▶ _Aim of the task_
Below are the records. Retype, exactly, the lines from the first through the line with "from bokeh.resources import INLINE", and leave out the pictures.
--------------------
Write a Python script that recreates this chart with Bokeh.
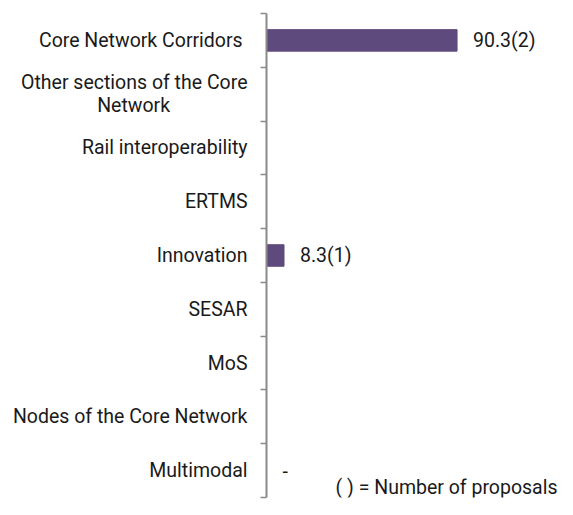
from bokeh.plotting import figure
from bokeh.models import Range1d, FixedTicker, Label, ColumnDataSource
from bokeh.core.properties import value
from bokeh.embed import file_html
from bokeh.resources import INLINE

NB = "\u00a0"
categories = ["Core Network Corridors" + NB,
              "Other sections of the Core\nNetwork" + NB * 16,
              "Rail interoperability", "ERTMS", "Innovation", "SESAR", "MoS",
              "Nodes of the Core Network", "Multimodal"]
values = [90.3, 0, 0, 0, 8.3, 0, 0, 0, 0]
proposals = [2, 0, 0, 0, 1, 0, 0, 0, 0]
shown_labels = ["90.3(2)", "", "", "", "8.3(1)", "", "", "", "-"]

FONT = "Roboto"
FS = "19.5px"
XMAX = 137.9
n = len(categories)
ys = [n - i - 0.5 for i in range(n)]

p = figure(width=557, height=499, output_backend="svg", toolbar_location=None,
           x_range=Range1d(0, XMAX), y_range=Range1d(0, n),
           min_border_left=266, min_border_right=0, min_border_top=13,
           min_border_bottom=2)
p.outline_line_color = None
p.grid.visible = False
p.xaxis.visible = False

src = ColumnDataSource(dict(y=ys, v=values, lab=shown_labels))
p.hbar(y="y", right="v", left=0, height=0.4, source=src,
       fill_color="#5E4A7D", line_color="#5E4A7D")
p.text(x="v", y="y", text="lab", source=src, x_offset=16,
       text_baseline="middle", text_align="left", text_font=value(FONT),
       text_font_size=FS, text_color="#1a1a1a")

yaxis = p.yaxis[0]
yaxis.ticker = FixedTicker(ticks=ys, minor_ticks=list(range(n + 1)))
yaxis.major_label_overrides = {y: c for y, c in zip(ys, categories)}
yaxis.major_tick_line_color = None
yaxis.minor_tick_out = 6
yaxis.minor_tick_in = 0
yaxis.minor_tick_line_color = "#8a8a8a"
yaxis.minor_tick_line_width = 1.5
yaxis.axis_line_color = "#8a8a8a"
yaxis.axis_line_width = 2
yaxis.major_label_text_font = FONT
yaxis.major_label_text_font_size = FS
yaxis.major_label_text_color = "#1a1a1a"
yaxis.major_label_text_line_height = 1.0
yaxis.major_label_standoff = 13

p.add_layout(Label(x=XMAX, y=-0.03, text="( ) = Number of proposals",
                   text_align="right", text_baseline="bottom",
                   text_font=FONT, text_font_size=FS, text_color="#1a1a1a"))

open("out.html", "w").write(file_html(p, INLINE))
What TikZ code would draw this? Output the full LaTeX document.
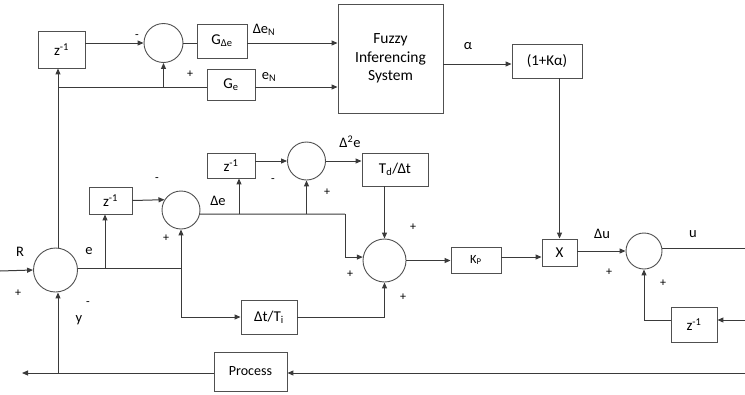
--------------------
▶ _Correct answer_
Write a Python script that recreates this chart with Bokeh.
from bokeh.plotting import figure
from bokeh.models import Range1d, FixedTicker, Label, ColumnDataSource
from bokeh.core.properties import value
from bokeh.embed import file_html
from bokeh.resources import INLINE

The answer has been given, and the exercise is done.